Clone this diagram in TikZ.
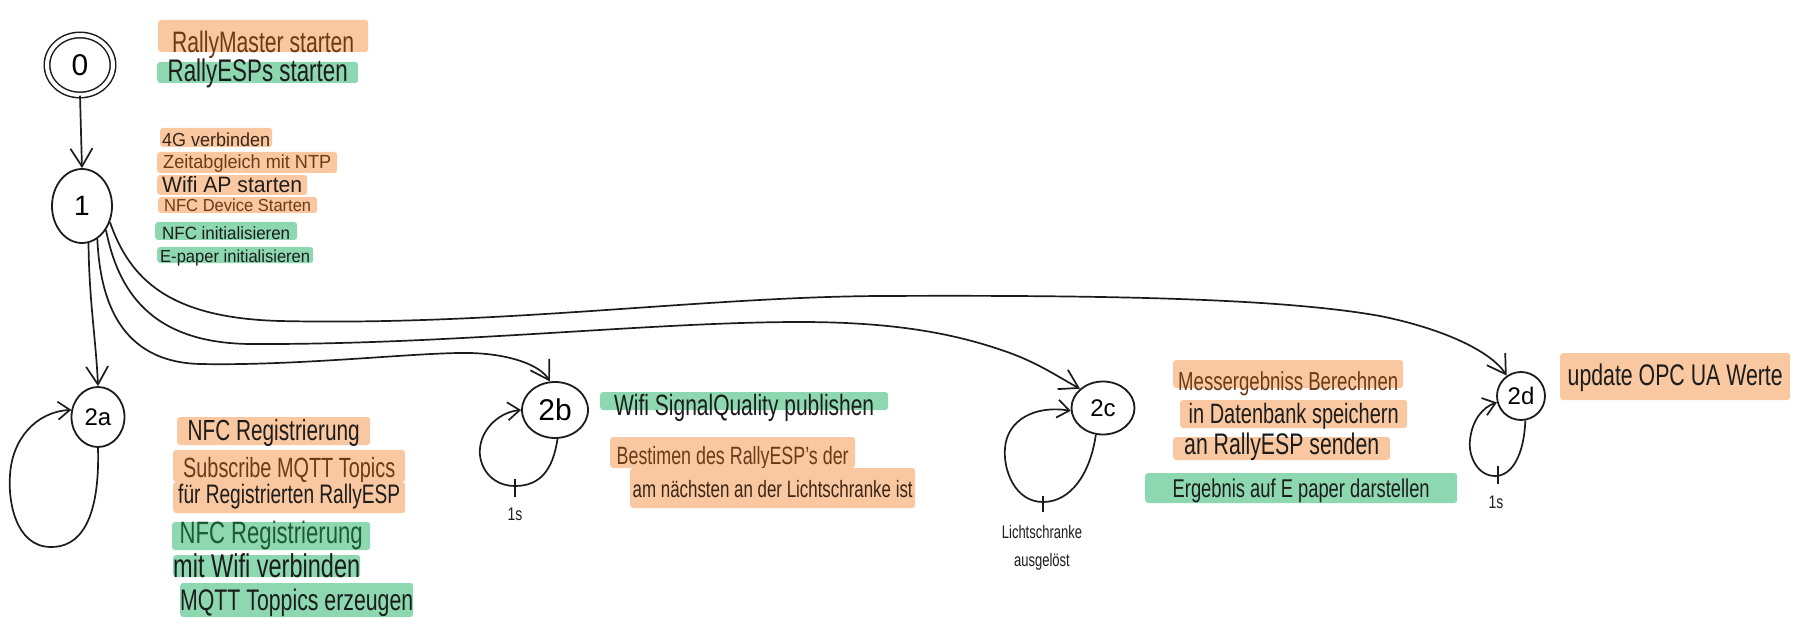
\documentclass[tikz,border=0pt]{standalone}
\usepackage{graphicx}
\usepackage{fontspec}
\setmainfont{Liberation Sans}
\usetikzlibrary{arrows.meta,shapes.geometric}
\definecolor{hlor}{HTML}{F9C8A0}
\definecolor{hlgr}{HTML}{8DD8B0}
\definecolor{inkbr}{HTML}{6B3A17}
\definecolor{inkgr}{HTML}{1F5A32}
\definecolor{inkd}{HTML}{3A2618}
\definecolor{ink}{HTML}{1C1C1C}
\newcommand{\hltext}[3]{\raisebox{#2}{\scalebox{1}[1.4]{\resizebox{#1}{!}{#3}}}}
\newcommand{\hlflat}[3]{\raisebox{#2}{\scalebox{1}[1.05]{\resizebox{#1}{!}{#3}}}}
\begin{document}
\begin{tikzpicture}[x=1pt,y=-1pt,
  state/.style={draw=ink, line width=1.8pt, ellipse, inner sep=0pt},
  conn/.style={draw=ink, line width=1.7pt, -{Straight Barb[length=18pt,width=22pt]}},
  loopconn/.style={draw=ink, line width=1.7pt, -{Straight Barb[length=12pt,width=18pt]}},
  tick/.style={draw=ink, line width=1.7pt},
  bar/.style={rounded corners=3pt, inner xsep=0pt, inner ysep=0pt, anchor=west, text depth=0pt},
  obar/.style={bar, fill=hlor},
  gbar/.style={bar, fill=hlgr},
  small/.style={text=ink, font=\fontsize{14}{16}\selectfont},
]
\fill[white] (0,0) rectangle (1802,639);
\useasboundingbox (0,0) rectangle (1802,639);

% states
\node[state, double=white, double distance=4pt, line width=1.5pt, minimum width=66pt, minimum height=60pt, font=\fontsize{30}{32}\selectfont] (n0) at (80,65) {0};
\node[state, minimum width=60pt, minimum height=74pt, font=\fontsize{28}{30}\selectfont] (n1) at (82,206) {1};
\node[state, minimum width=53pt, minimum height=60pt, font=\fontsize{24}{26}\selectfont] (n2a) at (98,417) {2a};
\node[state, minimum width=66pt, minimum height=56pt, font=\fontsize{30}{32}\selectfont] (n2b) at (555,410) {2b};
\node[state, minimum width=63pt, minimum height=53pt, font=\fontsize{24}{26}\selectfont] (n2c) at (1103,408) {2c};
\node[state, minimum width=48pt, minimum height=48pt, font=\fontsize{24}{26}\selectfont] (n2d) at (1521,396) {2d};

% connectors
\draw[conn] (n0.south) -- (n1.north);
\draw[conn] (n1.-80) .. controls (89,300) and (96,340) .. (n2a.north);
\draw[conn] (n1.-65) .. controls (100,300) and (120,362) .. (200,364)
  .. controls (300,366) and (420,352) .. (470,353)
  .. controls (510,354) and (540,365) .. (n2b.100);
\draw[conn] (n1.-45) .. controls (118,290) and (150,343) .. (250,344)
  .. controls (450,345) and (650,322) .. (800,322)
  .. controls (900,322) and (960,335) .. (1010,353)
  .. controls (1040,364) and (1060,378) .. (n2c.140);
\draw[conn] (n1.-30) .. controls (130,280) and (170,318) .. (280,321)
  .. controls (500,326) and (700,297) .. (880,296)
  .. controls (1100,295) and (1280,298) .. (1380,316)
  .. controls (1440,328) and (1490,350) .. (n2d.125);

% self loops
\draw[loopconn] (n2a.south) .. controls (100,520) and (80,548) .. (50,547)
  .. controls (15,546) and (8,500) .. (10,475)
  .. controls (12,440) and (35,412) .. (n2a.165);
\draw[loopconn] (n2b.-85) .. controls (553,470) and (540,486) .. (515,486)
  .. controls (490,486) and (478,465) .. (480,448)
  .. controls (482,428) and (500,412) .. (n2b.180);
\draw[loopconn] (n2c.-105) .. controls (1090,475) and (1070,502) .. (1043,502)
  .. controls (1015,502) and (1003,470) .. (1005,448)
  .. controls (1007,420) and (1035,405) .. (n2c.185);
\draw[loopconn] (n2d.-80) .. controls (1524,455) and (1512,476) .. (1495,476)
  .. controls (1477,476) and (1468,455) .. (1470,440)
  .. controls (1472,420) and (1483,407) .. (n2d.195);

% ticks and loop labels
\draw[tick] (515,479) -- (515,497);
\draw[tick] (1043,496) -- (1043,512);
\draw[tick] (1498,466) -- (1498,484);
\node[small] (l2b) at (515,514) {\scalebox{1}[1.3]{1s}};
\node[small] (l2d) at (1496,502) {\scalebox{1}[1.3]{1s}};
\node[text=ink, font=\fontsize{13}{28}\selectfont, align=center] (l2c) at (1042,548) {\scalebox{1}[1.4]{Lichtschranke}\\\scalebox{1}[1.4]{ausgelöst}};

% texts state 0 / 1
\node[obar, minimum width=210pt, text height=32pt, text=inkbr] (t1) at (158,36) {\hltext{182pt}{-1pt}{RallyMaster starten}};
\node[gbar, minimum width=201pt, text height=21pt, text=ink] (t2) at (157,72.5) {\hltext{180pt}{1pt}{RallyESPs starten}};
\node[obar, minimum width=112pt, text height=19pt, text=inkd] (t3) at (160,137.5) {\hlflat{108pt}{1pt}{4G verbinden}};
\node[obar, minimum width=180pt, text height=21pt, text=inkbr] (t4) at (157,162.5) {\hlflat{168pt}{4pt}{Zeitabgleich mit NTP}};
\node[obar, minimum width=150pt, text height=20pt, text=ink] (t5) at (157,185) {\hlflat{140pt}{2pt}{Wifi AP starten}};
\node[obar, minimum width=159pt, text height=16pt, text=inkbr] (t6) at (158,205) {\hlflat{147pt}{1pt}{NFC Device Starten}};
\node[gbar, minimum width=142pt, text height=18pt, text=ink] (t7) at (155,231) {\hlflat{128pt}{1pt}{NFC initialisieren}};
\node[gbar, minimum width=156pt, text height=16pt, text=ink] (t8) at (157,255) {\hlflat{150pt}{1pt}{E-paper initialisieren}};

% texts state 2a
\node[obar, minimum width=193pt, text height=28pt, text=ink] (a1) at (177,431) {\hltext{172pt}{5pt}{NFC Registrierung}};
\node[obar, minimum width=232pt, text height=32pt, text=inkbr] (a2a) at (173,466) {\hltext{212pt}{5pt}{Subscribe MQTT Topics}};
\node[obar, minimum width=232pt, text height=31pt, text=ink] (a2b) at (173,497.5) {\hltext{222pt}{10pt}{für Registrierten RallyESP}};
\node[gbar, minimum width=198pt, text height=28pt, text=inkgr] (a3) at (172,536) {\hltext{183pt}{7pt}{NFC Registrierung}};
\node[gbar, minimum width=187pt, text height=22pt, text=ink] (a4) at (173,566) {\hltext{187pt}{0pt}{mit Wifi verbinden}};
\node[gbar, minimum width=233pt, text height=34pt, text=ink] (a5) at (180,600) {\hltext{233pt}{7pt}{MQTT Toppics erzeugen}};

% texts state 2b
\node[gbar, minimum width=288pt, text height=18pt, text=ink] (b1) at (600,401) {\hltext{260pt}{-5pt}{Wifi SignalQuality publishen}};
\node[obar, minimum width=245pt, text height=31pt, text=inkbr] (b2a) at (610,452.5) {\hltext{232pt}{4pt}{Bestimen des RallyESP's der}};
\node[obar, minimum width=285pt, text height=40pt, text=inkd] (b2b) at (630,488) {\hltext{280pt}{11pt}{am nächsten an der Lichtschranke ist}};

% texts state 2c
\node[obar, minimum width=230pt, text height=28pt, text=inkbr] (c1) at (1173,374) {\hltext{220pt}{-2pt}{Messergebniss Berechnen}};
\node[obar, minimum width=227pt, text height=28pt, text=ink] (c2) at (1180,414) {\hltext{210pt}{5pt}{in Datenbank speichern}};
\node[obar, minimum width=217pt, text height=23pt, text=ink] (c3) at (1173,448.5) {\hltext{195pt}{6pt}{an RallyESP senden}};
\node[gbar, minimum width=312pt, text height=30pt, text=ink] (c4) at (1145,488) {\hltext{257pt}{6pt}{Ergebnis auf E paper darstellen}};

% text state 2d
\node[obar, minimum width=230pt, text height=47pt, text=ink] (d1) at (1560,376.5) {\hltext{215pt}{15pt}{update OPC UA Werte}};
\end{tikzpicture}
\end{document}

*OBJECTIVE*
Pictures excluded, repeat exactly the lines from the top of the material through the line with "minimum width=48pt, minimum", including both of those lines.

*ANSWER IN FULL*
Clone this diagram in TikZ.
\documentclass[tikz,border=0pt]{standalone}
\usepackage{graphicx}
\usepackage{fontspec}
\setmainfont{Liberation Sans}
\usetikzlibrary{arrows.meta,shapes.geometric}
\definecolor{hlor}{HTML}{F9C8A0}
\definecolor{hlgr}{HTML}{8DD8B0}
\definecolor{inkbr}{HTML}{6B3A17}
\definecolor{inkgr}{HTML}{1F5A32}
\definecolor{inkd}{HTML}{3A2618}
\definecolor{ink}{HTML}{1C1C1C}
\newcommand{\hltext}[3]{\raisebox{#2}{\scalebox{1}[1.4]{\resizebox{#1}{!}{#3}}}}
\newcommand{\hlflat}[3]{\raisebox{#2}{\scalebox{1}[1.05]{\resizebox{#1}{!}{#3}}}}
\begin{document}
\begin{tikzpicture}[x=1pt,y=-1pt,
  state/.style={draw=ink, line width=1.8pt, ellipse, inner sep=0pt},
  conn/.style={draw=ink, line width=1.7pt, -{Straight Barb[length=18pt,width=22pt]}},
  loopconn/.style={draw=ink, line width=1.7pt, -{Straight Barb[length=12pt,width=18pt]}},
  tick/.style={draw=ink, line width=1.7pt},
  bar/.style={rounded corners=3pt, inner xsep=0pt, inner ysep=0pt, anchor=west, text depth=0pt},
  obar/.style={bar, fill=hlor},
  gbar/.style={bar, fill=hlgr},
  small/.style={text=ink, font=\fontsize{14}{16}\selectfont},
]
\fill[white] (0,0) rectangle (1802,639);
\useasboundingbox (0,0) rectangle (1802,639);

% states
\node[state, double=white, double distance=4pt, line width=1.5pt, minimum width=66pt, minimum height=60pt, font=\fontsize{30}{32}\selectfont] (n0) at (80,65) {0};
\node[state, minimum width=60pt, minimum height=74pt, font=\fontsize{28}{30}\selectfont] (n1) at (82,206) {1};
\node[state, minimum width=53pt, minimum height=60pt, font=\fontsize{24}{26}\selectfont] (n2a) at (98,417) {2a};
\node[state, minimum width=66pt, minimum height=56pt, font=\fontsize{30}{32}\selectfont] (n2b) at (555,410) {2b};
\node[state, minimum width=63pt, minimum height=53pt, font=\fontsize{24}{26}\selectfont] (n2c) at (1103,408) {2c};
\node[state, minimum width=48pt, minimum height=48pt, font=\fontsize{24}{26}\selectfont] (n2d) at (1521,396) {2d};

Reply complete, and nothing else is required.